Google highway simd library

i’m not affiliated with google or this code and i haven’t tried it out locally (yet) but the runtime dispatch portion seems interesting:

Efficient and safe runtime dispatch is important. Modules such as image or video codecs are typically embedded into larger applications such as browsers, so they cannot require separate binaries for each CPU. Libraries also cannot predict whether the application already uses AVX2 (and pays the frequency throttling cost), so this decision must be left to the application. Using only the lowest-common denominator instructions sacrifices too much performance. Therefore, we provide code paths for multiple instruction sets and choose the most suitable at runtime.

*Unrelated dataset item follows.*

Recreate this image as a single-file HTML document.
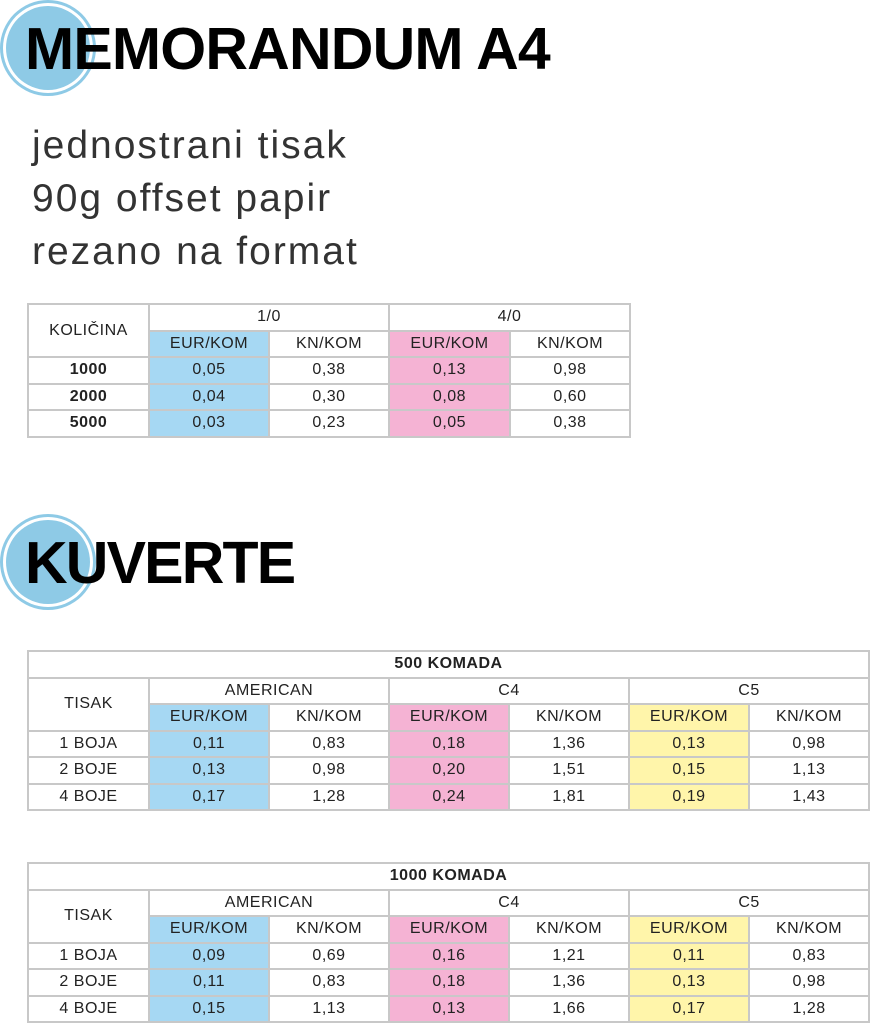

To reduce overhead, dispatch should be hoisted to higher layers instead of checking inside every low-level function. Generating each code path from the same source reduces implementation- and debugging cost.

1 Like

So what techniques are used to ID the bottlenecks? Back in the day Vtune would take you there for IA platforms in which case you could optimize away and develop code paths accordingly. This was a ghastly investment of dev resources (I know, been there, have the t-shirt as I schlepped the SIMD/Vtune story for Intel for the first decade of my career). IA platforms long since became “fast enough” to not merit screwing around with the overhead. This is probably not as true for non-desktop targets these days. Hence the question- how are you determining the bottlenecks?